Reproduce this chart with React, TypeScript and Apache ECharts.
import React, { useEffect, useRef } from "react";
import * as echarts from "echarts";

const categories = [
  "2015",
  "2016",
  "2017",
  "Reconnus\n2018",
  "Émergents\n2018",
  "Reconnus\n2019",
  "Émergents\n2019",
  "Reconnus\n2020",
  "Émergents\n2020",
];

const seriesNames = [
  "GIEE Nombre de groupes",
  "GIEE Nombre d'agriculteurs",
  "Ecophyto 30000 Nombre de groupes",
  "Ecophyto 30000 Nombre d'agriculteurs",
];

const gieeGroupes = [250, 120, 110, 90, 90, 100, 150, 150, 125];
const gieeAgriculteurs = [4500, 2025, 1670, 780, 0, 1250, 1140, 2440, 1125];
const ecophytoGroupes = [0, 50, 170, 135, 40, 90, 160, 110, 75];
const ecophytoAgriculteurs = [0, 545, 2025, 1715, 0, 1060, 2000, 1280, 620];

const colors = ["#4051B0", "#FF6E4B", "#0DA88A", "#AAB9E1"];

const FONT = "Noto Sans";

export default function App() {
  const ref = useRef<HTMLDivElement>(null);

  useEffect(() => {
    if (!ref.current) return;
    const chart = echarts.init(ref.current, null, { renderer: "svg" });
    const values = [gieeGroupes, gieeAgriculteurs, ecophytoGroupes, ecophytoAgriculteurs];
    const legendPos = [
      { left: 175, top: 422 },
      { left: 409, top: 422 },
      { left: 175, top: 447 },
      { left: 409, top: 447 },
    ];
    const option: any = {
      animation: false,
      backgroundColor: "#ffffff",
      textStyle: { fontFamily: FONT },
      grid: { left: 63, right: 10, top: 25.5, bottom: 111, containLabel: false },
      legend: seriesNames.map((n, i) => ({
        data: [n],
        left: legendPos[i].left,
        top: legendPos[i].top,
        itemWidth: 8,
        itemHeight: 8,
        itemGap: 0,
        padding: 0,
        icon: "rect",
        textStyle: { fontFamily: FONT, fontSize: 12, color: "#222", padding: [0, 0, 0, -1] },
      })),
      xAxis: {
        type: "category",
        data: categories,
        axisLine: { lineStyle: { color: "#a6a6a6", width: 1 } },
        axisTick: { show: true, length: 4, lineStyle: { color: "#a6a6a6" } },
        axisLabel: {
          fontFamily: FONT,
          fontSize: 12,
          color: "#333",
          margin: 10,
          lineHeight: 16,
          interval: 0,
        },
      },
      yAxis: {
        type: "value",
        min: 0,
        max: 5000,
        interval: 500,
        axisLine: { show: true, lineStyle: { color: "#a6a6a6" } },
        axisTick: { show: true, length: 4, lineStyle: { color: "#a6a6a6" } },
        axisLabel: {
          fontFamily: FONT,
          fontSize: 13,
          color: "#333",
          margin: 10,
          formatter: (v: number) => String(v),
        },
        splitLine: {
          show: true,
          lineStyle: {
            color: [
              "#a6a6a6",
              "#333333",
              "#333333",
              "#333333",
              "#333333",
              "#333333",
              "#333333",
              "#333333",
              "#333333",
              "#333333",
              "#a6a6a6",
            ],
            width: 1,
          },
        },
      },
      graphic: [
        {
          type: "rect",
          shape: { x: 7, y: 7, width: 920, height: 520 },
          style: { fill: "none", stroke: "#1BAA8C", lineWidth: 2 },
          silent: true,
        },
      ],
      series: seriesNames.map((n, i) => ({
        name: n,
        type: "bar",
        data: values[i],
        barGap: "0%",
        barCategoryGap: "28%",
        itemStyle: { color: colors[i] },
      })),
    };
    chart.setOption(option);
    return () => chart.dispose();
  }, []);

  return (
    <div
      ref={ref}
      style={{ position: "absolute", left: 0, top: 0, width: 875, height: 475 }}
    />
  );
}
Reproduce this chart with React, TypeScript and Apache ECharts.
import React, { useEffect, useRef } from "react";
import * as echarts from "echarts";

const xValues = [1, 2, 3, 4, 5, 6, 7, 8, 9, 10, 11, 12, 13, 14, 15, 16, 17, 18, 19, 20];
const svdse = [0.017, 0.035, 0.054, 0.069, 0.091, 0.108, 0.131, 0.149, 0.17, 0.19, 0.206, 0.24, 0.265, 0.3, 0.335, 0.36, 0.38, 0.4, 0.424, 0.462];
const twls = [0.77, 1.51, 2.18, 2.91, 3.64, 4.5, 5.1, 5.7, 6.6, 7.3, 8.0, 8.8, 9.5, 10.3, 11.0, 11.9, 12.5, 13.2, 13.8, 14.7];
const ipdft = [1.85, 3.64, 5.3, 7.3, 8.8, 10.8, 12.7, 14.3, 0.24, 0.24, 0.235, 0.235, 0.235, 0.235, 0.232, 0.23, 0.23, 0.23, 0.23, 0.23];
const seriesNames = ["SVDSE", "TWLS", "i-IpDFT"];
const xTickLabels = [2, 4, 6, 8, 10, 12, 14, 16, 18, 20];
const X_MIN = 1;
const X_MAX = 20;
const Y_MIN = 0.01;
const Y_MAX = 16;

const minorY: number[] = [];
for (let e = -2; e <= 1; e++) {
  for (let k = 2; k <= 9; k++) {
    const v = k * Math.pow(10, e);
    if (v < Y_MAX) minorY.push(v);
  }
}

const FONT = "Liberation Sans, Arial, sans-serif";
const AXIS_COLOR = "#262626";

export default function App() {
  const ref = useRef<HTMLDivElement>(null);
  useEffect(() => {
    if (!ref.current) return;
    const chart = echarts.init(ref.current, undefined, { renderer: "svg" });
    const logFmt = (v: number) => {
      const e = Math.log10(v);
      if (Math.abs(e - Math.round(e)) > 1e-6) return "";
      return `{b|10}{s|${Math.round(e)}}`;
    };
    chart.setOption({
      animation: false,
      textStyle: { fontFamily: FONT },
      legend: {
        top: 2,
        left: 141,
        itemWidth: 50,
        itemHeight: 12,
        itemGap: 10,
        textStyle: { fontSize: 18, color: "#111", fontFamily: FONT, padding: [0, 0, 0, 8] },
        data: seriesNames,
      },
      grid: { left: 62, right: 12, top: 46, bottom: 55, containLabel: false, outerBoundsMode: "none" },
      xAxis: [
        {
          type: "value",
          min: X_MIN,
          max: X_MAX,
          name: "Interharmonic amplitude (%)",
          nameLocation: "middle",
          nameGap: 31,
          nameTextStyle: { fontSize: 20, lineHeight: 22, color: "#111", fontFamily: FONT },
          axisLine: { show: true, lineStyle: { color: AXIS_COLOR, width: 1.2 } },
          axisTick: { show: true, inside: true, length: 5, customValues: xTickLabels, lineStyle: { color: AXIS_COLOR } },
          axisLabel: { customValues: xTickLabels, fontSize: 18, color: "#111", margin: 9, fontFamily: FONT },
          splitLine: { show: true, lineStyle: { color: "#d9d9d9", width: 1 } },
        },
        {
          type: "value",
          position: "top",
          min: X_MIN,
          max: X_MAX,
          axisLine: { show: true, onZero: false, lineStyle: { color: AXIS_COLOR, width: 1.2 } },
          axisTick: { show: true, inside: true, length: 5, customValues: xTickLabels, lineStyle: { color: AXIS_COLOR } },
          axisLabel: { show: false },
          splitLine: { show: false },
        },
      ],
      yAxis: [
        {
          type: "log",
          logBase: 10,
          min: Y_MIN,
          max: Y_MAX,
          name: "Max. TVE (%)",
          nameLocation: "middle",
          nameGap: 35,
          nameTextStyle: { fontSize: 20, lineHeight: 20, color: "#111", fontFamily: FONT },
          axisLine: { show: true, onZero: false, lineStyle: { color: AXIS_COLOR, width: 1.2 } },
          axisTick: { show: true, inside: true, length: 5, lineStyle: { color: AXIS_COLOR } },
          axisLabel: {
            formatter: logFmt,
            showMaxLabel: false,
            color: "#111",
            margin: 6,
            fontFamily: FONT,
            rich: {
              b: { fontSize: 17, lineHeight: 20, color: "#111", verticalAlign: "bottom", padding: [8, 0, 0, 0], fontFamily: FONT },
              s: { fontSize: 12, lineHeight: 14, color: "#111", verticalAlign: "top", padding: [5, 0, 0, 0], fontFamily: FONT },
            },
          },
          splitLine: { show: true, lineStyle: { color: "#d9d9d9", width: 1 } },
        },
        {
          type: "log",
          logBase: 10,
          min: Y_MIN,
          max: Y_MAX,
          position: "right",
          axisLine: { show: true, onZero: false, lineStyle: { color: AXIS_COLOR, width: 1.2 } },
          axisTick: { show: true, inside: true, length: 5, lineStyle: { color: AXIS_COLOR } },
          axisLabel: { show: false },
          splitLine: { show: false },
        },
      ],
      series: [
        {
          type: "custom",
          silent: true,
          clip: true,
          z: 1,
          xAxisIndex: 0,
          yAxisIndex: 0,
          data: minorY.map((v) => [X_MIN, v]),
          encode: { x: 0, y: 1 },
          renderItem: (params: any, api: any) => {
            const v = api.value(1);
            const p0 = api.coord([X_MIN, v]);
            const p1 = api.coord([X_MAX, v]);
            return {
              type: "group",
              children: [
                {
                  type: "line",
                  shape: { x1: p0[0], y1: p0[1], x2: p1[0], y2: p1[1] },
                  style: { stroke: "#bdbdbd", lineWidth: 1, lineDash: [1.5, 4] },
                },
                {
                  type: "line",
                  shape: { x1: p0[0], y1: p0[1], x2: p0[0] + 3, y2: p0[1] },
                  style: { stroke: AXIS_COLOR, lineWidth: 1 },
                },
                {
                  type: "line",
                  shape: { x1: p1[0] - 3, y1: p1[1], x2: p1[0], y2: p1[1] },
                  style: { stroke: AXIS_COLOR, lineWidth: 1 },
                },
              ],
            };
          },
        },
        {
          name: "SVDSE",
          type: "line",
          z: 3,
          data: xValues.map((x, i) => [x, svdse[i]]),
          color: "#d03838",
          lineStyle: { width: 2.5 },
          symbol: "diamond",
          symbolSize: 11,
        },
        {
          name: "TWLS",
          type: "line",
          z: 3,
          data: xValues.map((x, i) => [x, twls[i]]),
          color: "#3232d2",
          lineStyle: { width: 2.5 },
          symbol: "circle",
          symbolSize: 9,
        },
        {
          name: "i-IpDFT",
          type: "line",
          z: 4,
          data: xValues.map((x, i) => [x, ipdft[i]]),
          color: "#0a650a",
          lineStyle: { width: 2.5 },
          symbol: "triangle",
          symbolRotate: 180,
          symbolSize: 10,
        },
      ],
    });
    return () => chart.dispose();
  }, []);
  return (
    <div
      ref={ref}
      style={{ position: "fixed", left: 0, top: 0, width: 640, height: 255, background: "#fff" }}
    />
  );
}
▬▬▬▬▬▬▬▬▬▬
# Your objective
Write out word for word only the lines from the start of the entries down to the line with "2000, 1280, 620];", please, including both ends.

# Solution
Reproduce this chart with React, TypeScript and Apache ECharts.
import React, { useEffect, useRef } from "react";
import * as echarts from "echarts";

const categories = [
  "2015",
  "2016",
  "2017",
  "Reconnus\n2018",
  "Émergents\n2018",
  "Reconnus\n2019",
  "Émergents\n2019",
  "Reconnus\n2020",
  "Émergents\n2020",
];

const seriesNames = [
  "GIEE Nombre de groupes",
  "GIEE Nombre d'agriculteurs",
  "Ecophyto 30000 Nombre de groupes",
  "Ecophyto 30000 Nombre d'agriculteurs",
];

const gieeGroupes = [250, 120, 110, 90, 90, 100, 150, 150, 125];
const gieeAgriculteurs = [4500, 2025, 1670, 780, 0, 1250, 1140, 2440, 1125];
const ecophytoGroupes = [0, 50, 170, 135, 40, 90, 160, 110, 75];
const ecophytoAgriculteurs = [0, 545, 2025, 1715, 0, 1060, 2000, 1280, 620];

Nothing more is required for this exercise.